■ GIVEN INSTRUCTION
Select the lines of the records containing the word "this" and list them.

---+---

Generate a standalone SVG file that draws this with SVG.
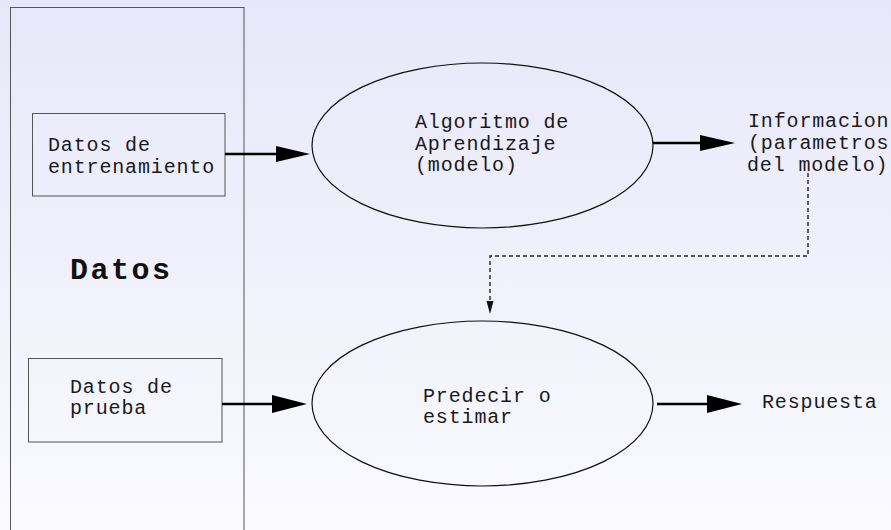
<svg xmlns="http://www.w3.org/2000/svg" width="891" height="530" viewBox="0 0 891 530">
<defs>
<linearGradient id="bg" x1="0" y1="0" x2="0" y2="1">
<stop offset="0" stop-color="#e7e7f9"/>
<stop offset="1" stop-color="#fafaff"/>
</linearGradient>
</defs>
<style>
.t{font-family:"Liberation Mono","Courier New",monospace;font-size:20px;letter-spacing:0.85px;fill:#1a1a1a}
.big{font-family:"Liberation Mono","Courier New",monospace;font-size:30px;font-weight:bold;letter-spacing:2.5px;fill:#111}
.box{fill:none;stroke:#555;stroke-width:1}
.ell{fill:none;stroke:#111;stroke-width:1.2}
.ln{stroke:#000;stroke-width:2.4;fill:none}
.hd{fill:#000}
.dash{stroke:#222;stroke-width:1.4;fill:none;stroke-dasharray:4 3}
</style>
<rect x="0" y="0" width="891" height="530" fill="url(#bg)"/>

<g id="datos">
<rect class="box" x="10.5" y="7.5" width="233.5" height="530"/>
<text class="big" x="70" y="279">Datos</text>
</g>

<g id="entrenamiento">
<rect class="box" x="32.5" y="113.5" width="192.5" height="82.5"/>
<text class="t" x="48" y="151">Datos de</text>
<text class="t" x="48" y="173">entrenamiento</text>
</g>

<g id="prueba">
<rect class="box" x="28.5" y="358.5" width="193.5" height="83.5"/>
<text class="t" x="70" y="393">Datos de</text>
<text class="t" x="70" y="414">prueba</text>
</g>

<g id="algoritmo">
<ellipse class="ell" cx="482.5" cy="145.5" rx="170.5" ry="82.5"/>
<text class="t" x="415" y="128">Algoritmo de</text>
<text class="t" x="415" y="150">Aprendizaje</text>
<text class="t" x="415" y="171">(modelo)</text>
</g>

<g id="informacion">
<text class="t" x="748" y="127">Informacion</text>
<text class="t" x="748" y="149">(parametros</text>
<text class="t" x="747" y="171">del modelo)</text>
</g>

<g id="predecir">
<ellipse class="ell" cx="482.5" cy="403.5" rx="170.5" ry="82.5"/>
<text class="t" x="423" y="402">Predecir o</text>
<text class="t" x="423" y="423">estimar</text>
</g>

<g id="respuesta">
<text class="t" x="762" y="408">Respuesta</text>
</g>

<g id="connectors">
<line class="ln" x1="225" y1="154" x2="280" y2="154"/>
<polygon class="hd" points="276,146 310,154 276,162"/>
<line class="ln" x1="653" y1="143" x2="704" y2="143"/>
<polygon class="hd" points="700,135 735,143 700,151"/>
<line class="ln" x1="222" y1="404" x2="276" y2="404"/>
<polygon class="hd" points="272,395 307,404 272,413"/>
<line class="ln" x1="657" y1="404" x2="711" y2="404"/>
<polygon class="hd" points="707,395 742,404 707,413"/>
<polyline class="dash" points="808,173 808,256 490,256 490,302"/>
<polygon fill="#111" points="486.5,301 493.5,301 490,314"/>
</g>
</svg>
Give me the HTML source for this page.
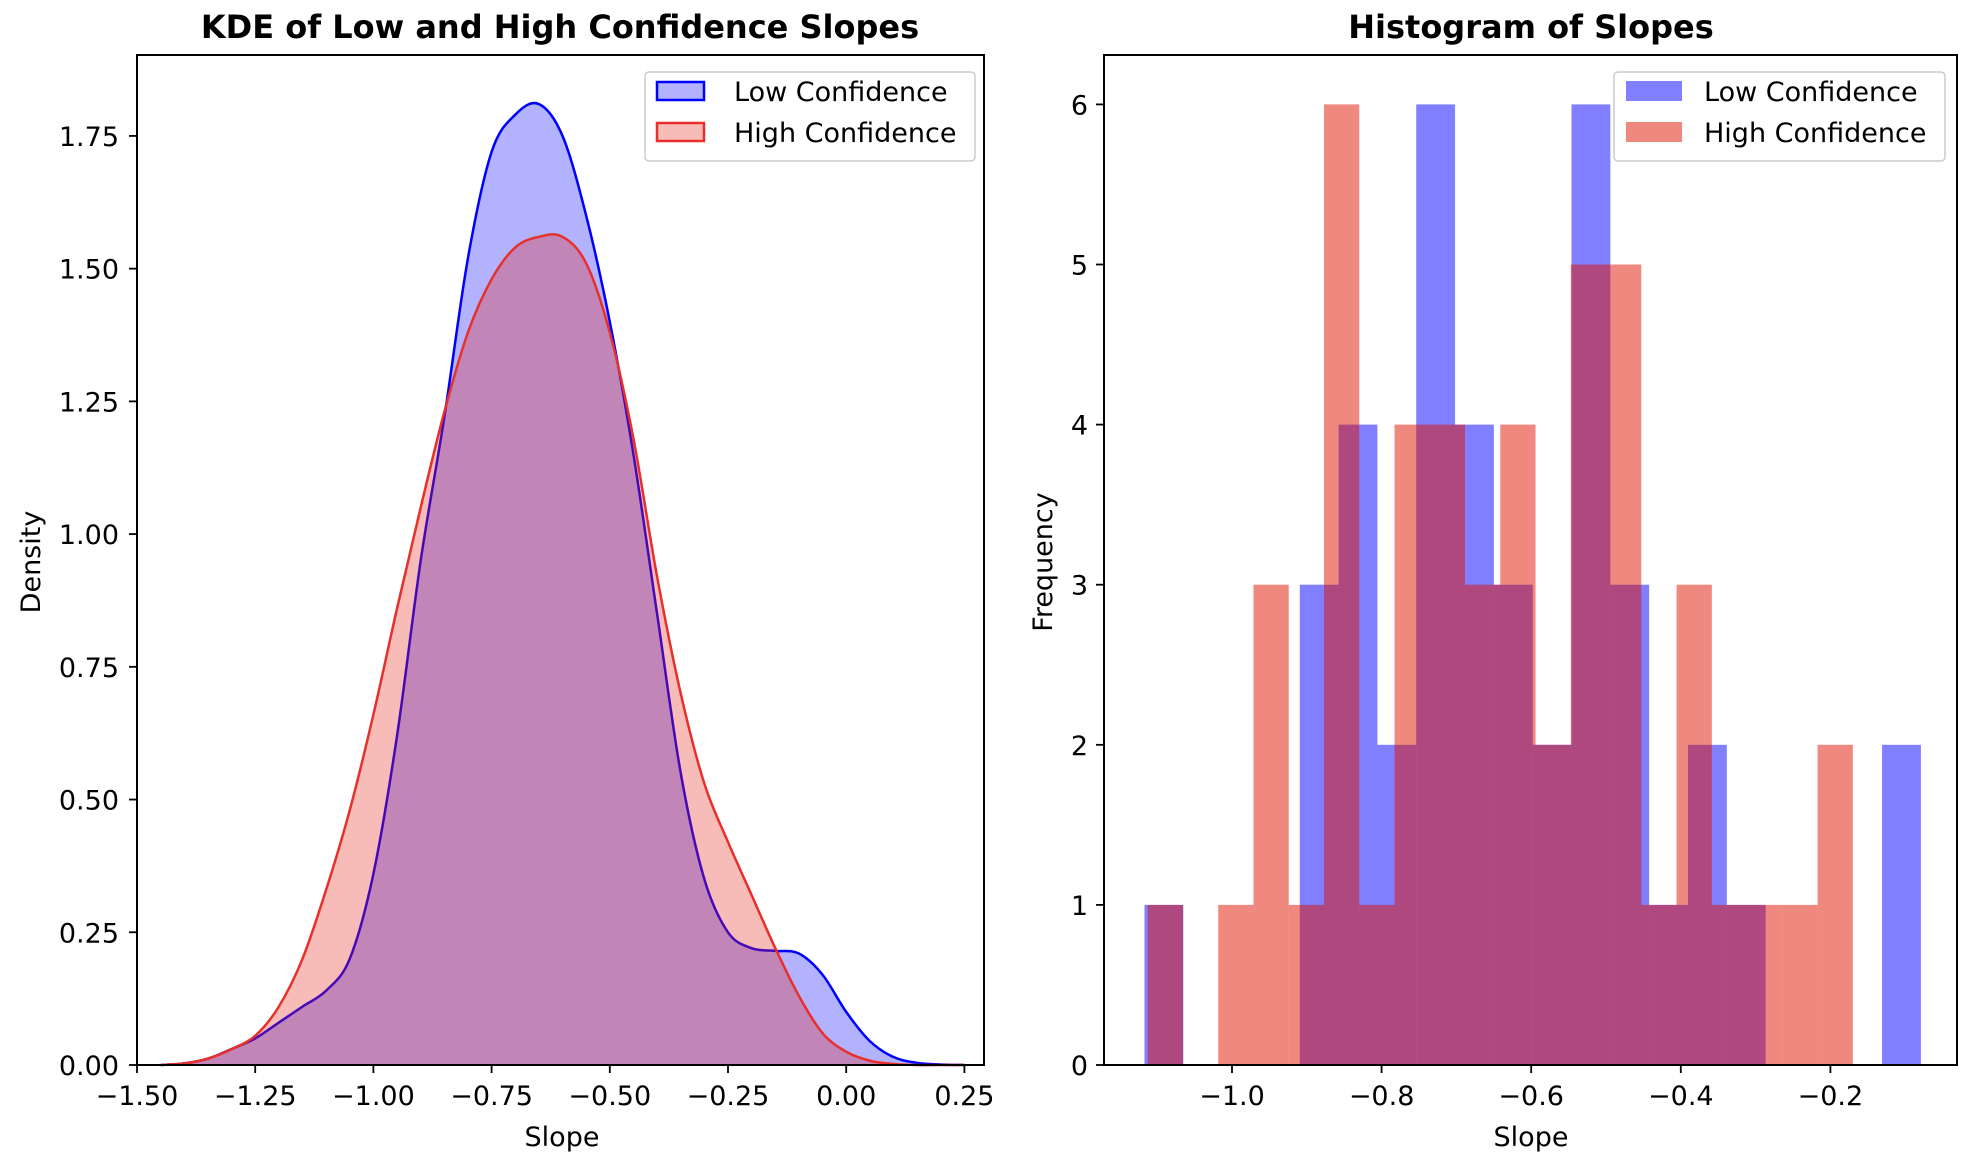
<!DOCTYPE html>
<html><head><meta charset="utf-8"><style>
html,body{margin:0;padding:0;background:#fff}
svg{display:block;font-family:"DejaVu Sans","Liberation Sans",sans-serif}
</style></head><body>
<svg id="chart" width="1972" height="1160" viewBox="0 0 1972 1160">
<g id="kde"></g>
<g id="hist"></g>
</svg>
<script>
// KDE data
const kdeX = [-1.45,-1.40,-1.35,-1.30,-1.25,-1.20,-1.15,-1.10,-1.05,-1.00,-0.95,-0.90,-0.85,-0.80,-0.75,-0.70,-0.65,-0.60,-0.55,-0.50,-0.45,-0.40,-0.35,-0.30,-0.25,-0.20,-0.15,-0.10,-0.05,0.00,0.05,0.10,0.15,0.20,0.25];
const lowDensity = [0.0,0.003,0.012,0.03,0.05,0.08,0.11,0.14,0.20,0.36,0.62,0.95,1.22,1.52,1.72,1.79,1.81,1.75,1.60,1.40,1.15,0.85,0.55,0.35,0.25,0.22,0.215,0.21,0.17,0.10,0.045,0.015,0.004,0.001,0.0];
const highDensity = [0.0,0.003,0.012,0.03,0.055,0.11,0.20,0.33,0.48,0.66,0.86,1.05,1.23,1.38,1.48,1.54,1.56,1.56,1.51,1.38,1.18,0.92,0.70,0.53,0.42,0.32,0.22,0.13,0.06,0.025,0.008,0.002,0.0,0.0,0.0];
const kdeXTicks = [-1.50,-1.25,-1.00,-0.75,-0.50,-0.25,0.00,0.25];
const kdeYTicks = [0,0.25,0.5,0.75,1.0,1.25,1.5,1.75];
// Histogram data
const lowBinStart = -1.117, lowBinEnd = -0.079;
const lowCounts = [1,0,0,0,3,4,2,6,4,3,2,6,3,1,2,1,0,0,0,2];
const highBinStart = -1.1127, highBinEnd = -0.170;
const highCounts = [1,0,1,3,1,6,1,4,4,3,4,2,5,5,1,3,1,1,1,2];
const histXTicks = [-1.0,-0.8,-0.6,-0.4,-0.2];
const histYTicks = [0,1,2,3,4,5,6];

const NS="http://www.w3.org/2000/svg";
function el(tag,attrs,parent){const e=document.createElementNS(NS,tag);for(const k in attrs)e.setAttribute(k,attrs[k]);parent.appendChild(e);return e;}
function fmt(v,d){return (v<0?"\u2212":"")+Math.abs(v).toFixed(d);}
const FS=27;
const plotTop=55,bottom=1065;
// ---- KDE panel
const kg=document.getElementById('kde');
const kx0=137,kx1=984;
const kxs=v=>kx0+(v+1.5)*472.8;
const kys=v=>bottom-v*530.9;
function smoothPath(xs,ys){
  const p=xs.map((x,i)=>[kxs(x),kys(ys[i])]);
  let d="M"+p[0][0]+","+p[0][1];
  for(let i=0;i<p.length-1;i++){
    const p0=p[Math.max(0,i-1)],p1=p[i],p2=p[i+1],p3=p[Math.min(p.length-1,i+2)];
    const c1=[p1[0]+(p2[0]-p0[0])/6,p1[1]+(p2[1]-p0[1])/6];
    const c2=[p2[0]-(p3[0]-p1[0])/6,p2[1]-(p3[1]-p1[1])/6];
    d+=" C"+c1[0]+","+c1[1]+" "+c2[0]+","+c2[1]+" "+p2[0]+","+p2[1];
  }
  return d;
}
const lowD=smoothPath(kdeX,lowDensity), highD=smoothPath(kdeX,highDensity);
const base=" L"+kxs(kdeX[kdeX.length-1])+","+bottom+" L"+kxs(kdeX[0])+","+bottom+" Z";
let e;
e=el('path',{d:lowD+base,fill:'rgba(0,0,255,0.3)',stroke:'none'},kg);


e=el('path',{d:lowD,fill:'none',stroke:'#0000ff','stroke-width':2.5},kg);


e=el('path',{d:highD+base,fill:'rgba(230,30,20,0.3)',stroke:'none'},kg);


e=el('path',{d:highD,fill:'none',stroke:'#e8302a','stroke-width':2.5},kg);


e=el('rect',{x:kx0,y:plotTop,width:kx1-kx0,height:bottom-plotTop,fill:'none',stroke:'#000','stroke-width':2},kg);


kdeXTicks.forEach(t=>{const x=kxs(t);
  el('line',{x1:x,x2:x,y1:bottom,y2:bottom+8,stroke:'#000','stroke-width':1.8},kg);
  const tx=el('text',{x:x,y:1105,'font-size':FS,'text-anchor':'middle'},kg);tx.textContent=fmt(t,2);
  
  });
kdeYTicks.forEach(t=>{const y=kys(t);
  el('line',{x1:kx0-8,x2:kx0,y1:y,y2:y,stroke:'#000','stroke-width':1.8},kg);
  const tx=el('text',{x:119,y:y+10,'font-size':FS,'text-anchor':'end'},kg);tx.textContent=t.toFixed(2);
  
  });
e=el('text',{x:562,y:1146,'font-size':FS,'text-anchor':'middle'},kg);e.textContent='Slope';


e=el('text',{x:40,y:562,'font-size':FS,'text-anchor':'middle',transform:'rotate(-90 40 562)'},kg);e.textContent='Density';


e=el('text',{x:560,y:38,'font-size':32,'font-weight':'bold','text-anchor':'middle'},kg);e.textContent='KDE of Low and High Confidence Slopes';


// legend
const lg=el('g',{},kg);


el('rect',{x:645,y:72,width:330,height:89,rx:4,fill:'rgba(255,255,255,0.8)',stroke:'#ccc','stroke-width':1.5},lg);
el('rect',{x:657,y:82,width:47,height:18,fill:'rgba(0,0,255,0.3)',stroke:'#0000ff','stroke-width':2.5},lg);
e=el('text',{x:734,y:101,'font-size':FS},lg);e.textContent='Low Confidence';


el('rect',{x:657,y:123,width:47,height:18,fill:'rgba(230,30,20,0.3)',stroke:'#e8302a','stroke-width':2.5},lg);
e=el('text',{x:734,y:142,'font-size':FS},lg);e.textContent='High Confidence';



// ---- Histogram panel
const hg=document.getElementById('hist');
const hx0=1104,hx1=1957;
const hxs=v=>1232+(v+1.0)*748;
const hys=v=>bottom-v*160.1;
function drawBars(start,end,counts,color,name){
  const w=(end-start)/counts.length;
  counts.forEach((c,i)=>{ if(c<=0) return;
    const x=hxs(start+i*w), x2=hxs(start+(i+1)*w);
    const r=el('rect',{x:x,y:hys(c),width:x2-x,height:bottom-hys(c),fill:color},hg);
    
    
  });
}
drawBars(lowBinStart,lowBinEnd,lowCounts,'rgba(0,0,255,0.5)','low-confidence-bar');
drawBars(highBinStart,highBinEnd,highCounts,'rgba(224,18,0,0.5)','high-confidence-bar');
e=el('rect',{x:hx0,y:plotTop,width:hx1-hx0,height:bottom-plotTop,fill:'none',stroke:'#000','stroke-width':2},hg);


histXTicks.forEach(t=>{const x=hxs(t);
  el('line',{x1:x,x2:x,y1:bottom,y2:bottom+8,stroke:'#000','stroke-width':1.8},hg);
  const tx=el('text',{x:x,y:1105,'font-size':FS,'text-anchor':'middle'},hg);tx.textContent=fmt(t,1);
  
  });
histYTicks.forEach(t=>{const y=hys(t);
  el('line',{x1:hx0-8,x2:hx0,y1:y,y2:y,stroke:'#000','stroke-width':1.8},hg);
  const tx=el('text',{x:1088,y:y+10,'font-size':FS,'text-anchor':'end'},hg);tx.textContent=String(t);
  
  });
e=el('text',{x:1531,y:1146,'font-size':FS,'text-anchor':'middle'},hg);e.textContent='Slope';


e=el('text',{x:1052,y:562,'font-size':FS,'text-anchor':'middle',transform:'rotate(-90 1052 562)'},hg);e.textContent='Frequency';


e=el('text',{x:1531,y:38,'font-size':32,'font-weight':'bold','text-anchor':'middle'},hg);e.textContent='Histogram of Slopes';


const lg2=el('g',{},hg);


el('rect',{x:1614,y:72,width:331,height:89,rx:4,fill:'rgba(255,255,255,0.8)',stroke:'#ccc','stroke-width':1.5},lg2);
el('rect',{x:1626,y:81,width:56,height:20,fill:'rgba(0,0,255,0.5)'},lg2);
e=el('text',{x:1704,y:101,'font-size':FS},lg2);e.textContent='Low Confidence';


el('rect',{x:1626,y:122,width:56,height:20,fill:'rgba(224,18,0,0.5)'},lg2);
e=el('text',{x:1704,y:142,'font-size':FS},lg2);e.textContent='High Confidence';


</script>
</body></html>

---+---

■ ANSWER FOR THE TASK
Generate a standalone SVG file that draws this with SVG.
Give me the HTML source for this page.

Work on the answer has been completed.